1. ## Calculus question!

'The gradient of a curve is given by $\displaystyle (dy)/(dx) = x^2 - 6x$. Find the set of values of x for which y is an increasing function of x.

Im pretty good at calculus, but i'm not sure what it means by an increasing function of x.

Any help?

2. Originally Posted by nugiboy
'The gradient of a curve is given by $\displaystyle (dy)/(dx) = x^2 - 6x$. Find the set of values of x for which y is an increasing function of x.
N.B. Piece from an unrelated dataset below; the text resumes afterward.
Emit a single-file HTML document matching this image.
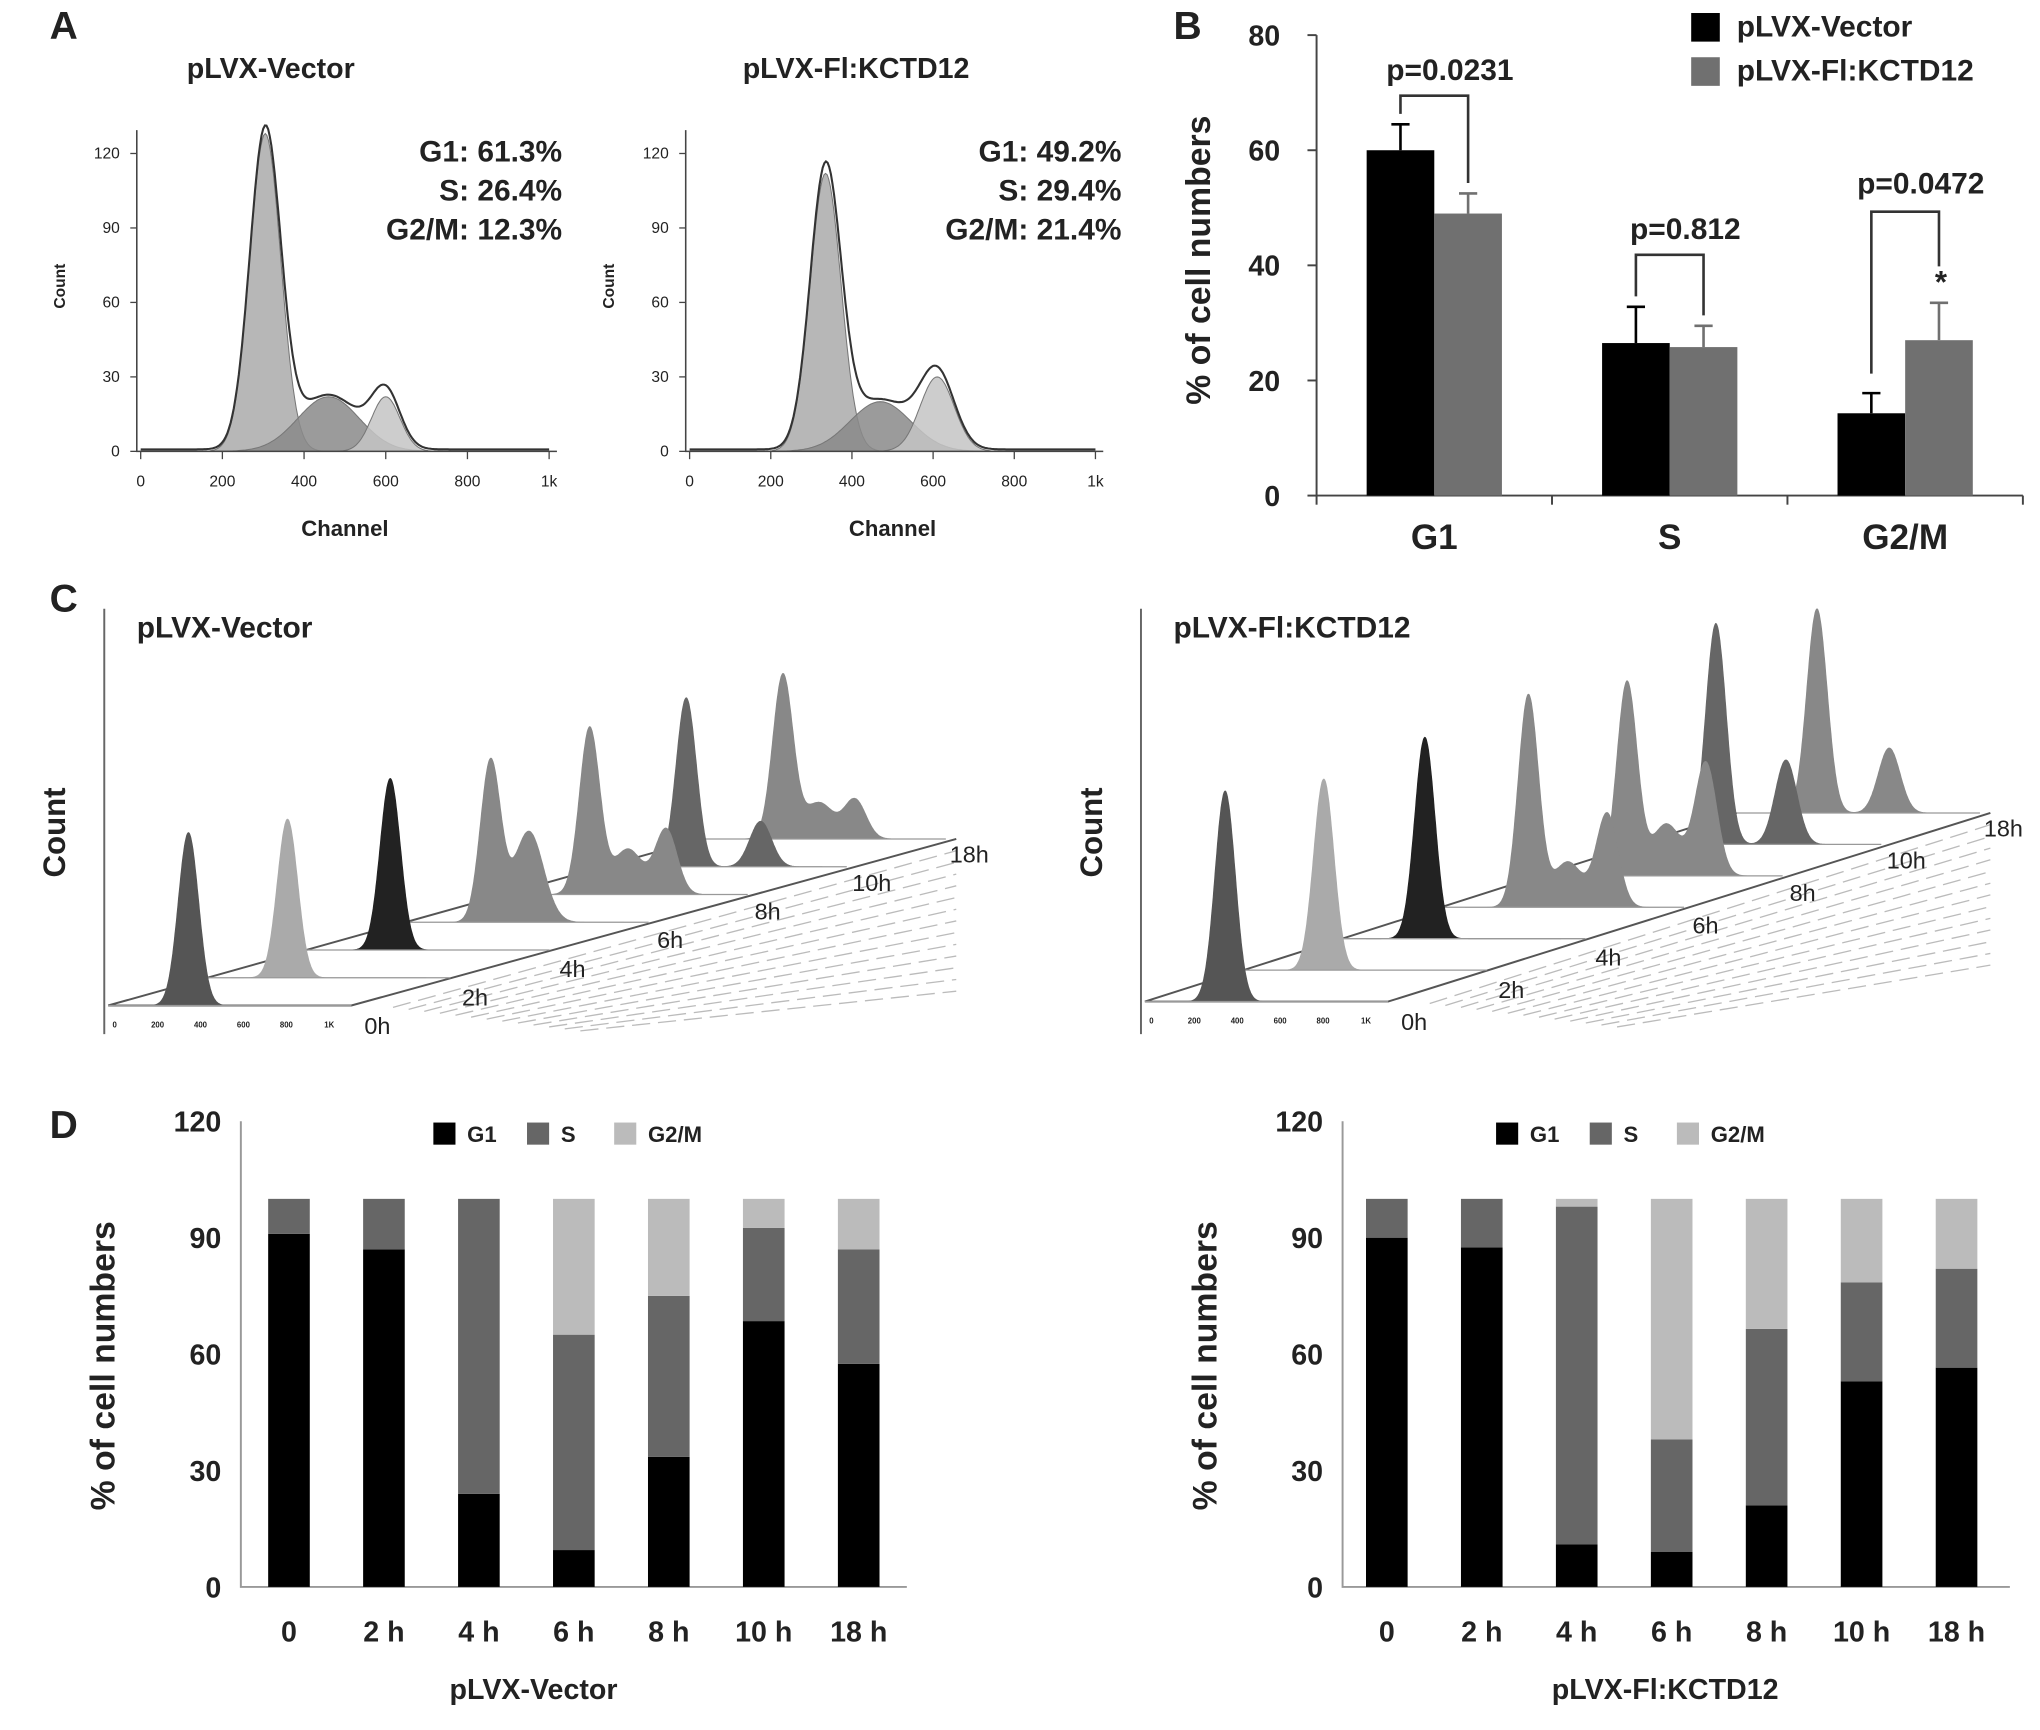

Im pretty good at calculus, but i'm not sure what it means by an increasing function of x.

Any help?
What does the derivative of a function mean? Thus if it is positive/negative what does that mean about the function?

-Dan

3. Originally Posted by topsquark
What does the derivative of a function mean? Thus if it is positive/negative what does that mean about the function?

-Dan
Ah right so i need to find the values of x for which the gradient is positive?
Do i just do this by trial and error substituting in x values, or is there something im missing?

4. Originally Posted by nugiboy
Ah right so i need to find the values of x for which the gradient is positive?
Do i just do this by trial and error substituting in x values, or is there something im missing?
You want $\displaystyle x^2 - 6x > 0$

If x < 0, then x(x-6) > 0
If 0 < x < 6, then x(x-6) < 0
If x > 6, then x(x-6) > 0

So if $\displaystyle x \in ( - \infty, 0) \bigcup (6,\infty)$, then $\displaystyle \frac{dy}{dx}$ is positive.

Or in English, except for values of x between 0 and 6, everywhere it is increasing

5. Hello,

A table of signs can help :

$\displaystyle x \leq 0 \text{ iff } x \leq 0$ (this can look unuseful, but it's the reasoning )

$\displaystyle x-6 \leq 0 \text{ iff } x \leq 6$

So if $\displaystyle x \in ]-\infty,0] \ , \ x \leq 0 \text{ and } x-6 \leq 0. \text{ Hence } x(x-6) \geq 0$

If $\displaystyle x \in [0,6] \ , \ x \geq 0 \text{ and } x-6 \leq 0. \text{ Hence } x(x-6) \leq 0$

If $\displaystyle x \in [6,+\infty[ \ , \ x \geq 0 \text{ and } x-6 \geq 0. \text{ Hence } x(x-6) \geq 0$

So the function will be increasing for $\displaystyle \boxed{x \in ]- \infty,0] \cup [6,+\infty[} \ (= \mathbb{R} \backslash [0,6])$